Deforestation in the Brazilian Amazon increased again last year, reaching a 12-year high. This emerges from official figures released on Monday that condemned President Jair Bolsonaro’s government.
According to the Brazilian Space Agency’s PRODES monitoring program, which analyzes satellite imagery to track deforestation, a total of 11,088 square kilometers of forest in Brazil’s share of the world‘s largest rainforest were destroyed in the twelve months to August.
This is an area larger than Jamaica and was a 9.5 percent increase over the previous year, when deforestation also hit a more than ten-year high.
“Because of this deforestation, Brazil is likely the only major greenhouse gas emitter that managed to increase its emissions in the year the coronavirus pandemic paralyzed the global economy,” said the Brazilian Climate Observatory, a coalition of environmental groups.
Forests like the Amazon play an important role in combating climate change as they remove carbon from the atmosphere. However, when trees die or burn, they give their carbon back to the environment.
Bolsonaro, a far-right climate change skeptic, has led increasing deforestation and forest fires since taking office in January 2019.
His government is pushing for protected areas to be opened up to mining and agribusiness, and has cut funding for environmental protection programs.
Environmentalists say these policies are fueling the destruction of the Amazon, about 60 percent of which is in Brazil.
“The Bolsonaro government’s vision of development for the Amazon is a throwback to the widespread deforestation of the past.
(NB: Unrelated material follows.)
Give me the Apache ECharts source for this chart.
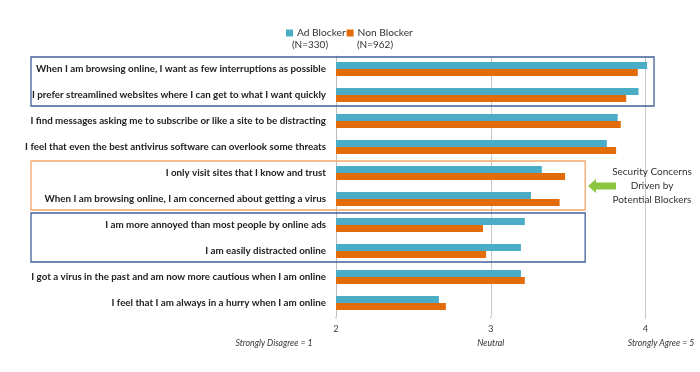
<!DOCTYPE html>
<html><head><meta charset="utf-8">
<script src="https://cdn.jsdelivr.net/npm/echarts@6/dist/echarts.min.js"></script>
<style>html,body{margin:0;padding:0;background:#fff}#c{width:700px;height:372px}</style>
</head><body><div id="c"></div>
<script>
const categories = [
  "When I am browsing online, I want as few interruptions as possible",
  "I prefer streamlined websites where I can get to what I want quickly",
  "I find messages asking me to subscribe or like a site to be distracting",
  "I feel that even the best antivirus software can overlook some threats",
  "I only visit sites that I know and trust",
  "When I am browsing online, I am concerned about getting a virus",
  "I am more annoyed than most people by online ads",
  "I am easily distracted online",
  "I got a virus in the past and am now more cautious when I am online",
  "I feel that I am always in a hurry when I am online"
];
const seriesNames = ["Ad Blocker", "Non Blocker"];
const sampleSizes = ["(N=330)", "(N=962)"];
const adBlocker  = [4.01, 3.955, 3.82, 3.75, 3.33, 3.26, 3.22, 3.195, 3.195, 2.665];
const nonBlocker = [3.95, 3.875, 3.84, 3.81, 3.48, 3.445, 2.95, 2.97, 3.22, 2.71];
const tickLabels = {2: "2", 3: "3", 4: "4"};
const scaleNotes = ["Strongly Disagree = 1", "Neutral", "Strongly Agree = 5"];
const calloutLines = ["Security Concerns", "Driven by", "Potential Blockers"];
// highlighted groups: [firstRow, lastRow, rightValue, colour]
const boxes = [[0, 1, 4.055, "#41609a"], [4, 5, 3.61, "#f4a66a"], [6, 7, 3.61, "#41609a"]];

const chart = echarts.init(document.getElementById('c'));
const font = "Lato, 'Open Sans', sans-serif";
chart.setOption({
  animation: false,
  legend: {
    data: seriesNames, left: 281, top: 23, itemWidth: 7, itemHeight: 7, itemGap: 1,
    icon: 'rect', textStyle: {fontSize: 10.2, color: '#333', fontFamily: font, padding: [0,0,0,-1]}
  },
  grid: {left: 336, right: 39, top: 56, bottom: 56, containLabel: false},
  xAxis: {
    type: 'value', min: 2, max: 4.1, interval: 1,
    axisLine: {show: false}, axisTick: {show: false},
    splitLine: {show: true, showMinLine: false, showMaxLine: false, lineStyle: {color: '#c8c8c8', width: 1}},
    axisLabel: {formatter: v => tickLabels[v] || '', color: '#444', fontSize: 9.5, fontFamily: font, margin: 8, showMaxLabel: false}
  },
  yAxis: {
    type: 'category', data: categories, inverse: true,
    axisLine: {show: true, lineStyle: {color: '#bdbdbd'}}, axisTick: {show: false},
    axisLabel: {color: '#222', fontSize: 9.8, fontWeight: 'bold', fontFamily: font, margin: 10}
  },
  series: [
    {name: seriesNames[0], type: 'bar', data: adBlocker, barWidth: 7, barGap: '0%', itemStyle: {color: '#4aacc5'}},
    {name: seriesNames[1], type: 'bar', data: nonBlocker, barWidth: 7, itemStyle: {color: '#e36c0a'}}
  ]
});

const gfx = [];
const bandHalf = 13;
boxes.forEach(b => {
  const yTop = chart.convertToPixel({yAxisIndex: 0}, categories[b[0]]) - bandHalf + 1;
  const yBot = chart.convertToPixel({yAxisIndex: 0}, categories[b[1]]) + bandHalf - 2;
  const xR = chart.convertToPixel({xAxisIndex: 0}, b[2]);
  gfx.push({type: 'rect', shape: {x: 31, y: yTop, width: xR - 31, height: yBot - yTop},
    style: {fill: 'none', stroke: b[3], lineWidth: 1.3}, z: 10});
});
gfx.push({type: 'text', style: {text: sampleSizes[0], x: 310, y: 40, textAlign: 'center', fontSize: 10, fontFamily: font, fill: '#333'}});
gfx.push({type: 'text', style: {text: sampleSizes[1], x: 375, y: 40, textAlign: 'center', fontSize: 10, fontFamily: font, fill: '#333'}});
const x2 = chart.convertToPixel({xAxisIndex: 0}, 2), x3 = chart.convertToPixel({xAxisIndex: 0}, 3), x4 = chart.convertToPixel({xAxisIndex: 0}, 4);
gfx.push({type: 'text', style: {text: scaleNotes[0], x: 274, y: 339, textAlign: 'center', fontSize: 8.7, fontStyle: 'italic', fontFamily: font, fill: '#333'}});
gfx.push({type: 'text', style: {text: scaleNotes[1], x: x3, y: 339, textAlign: 'center', fontSize: 8.7, fontStyle: 'italic', fontFamily: font, fill: '#333'}});
gfx.push({type: 'text', style: {text: scaleNotes[2], x: 661, y: 339, textAlign: 'center', fontSize: 8.7, fontStyle: 'italic', fontFamily: font, fill: '#333'}});
[x2, x3, x4].forEach(x => gfx.push({type: 'line', shape: {x1: x, y1: 316, x2: x, y2: 319}, style: {stroke: '#c8c8c8', lineWidth: 1}}));
const ay = (chart.convertToPixel({yAxisIndex: 0}, categories[4]) + chart.convertToPixel({yAxisIndex: 0}, categories[5])) / 2;
gfx.push({type: 'polygon', shape: {points: [[588, ay], [596, ay - 7], [596, ay - 3.5], [616, ay - 3.5], [616, ay + 3.5], [596, ay + 3.5], [596, ay + 7]]},
  style: {fill: '#8cc63f'}, z: 10});
calloutLines.forEach((t, i) => gfx.push({type: 'text', style: {text: t, x: 652, y: ay - 19 + i * 14, textAlign: 'center', fontSize: 10, fontFamily: font, fill: '#333'}, z: 10}));
chart.setOption({graphic: gfx});
</script></body></html>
It is a regressive vision that is far from efforts to tackle the climate crisis,” said Cristiane Mazzetti, Greenpeace spokeswoman , in a statement.
Vice President Hamilton Mourao, who presented the numbers at a press conference, defended the government’s commitment to combating deforestation.
“The message I am bringing on behalf of President Bolsonaro is that we will continue to work with science and technology to support the work of environmental protection agencies,” said Mourao, a retired Army general who heads the Bolsonaro Amazon Task Force .
The latest annual deforestation figure was the highest since 2008, when 12,911 square kilometers of forest were destroyed in the Brazilian Amazon.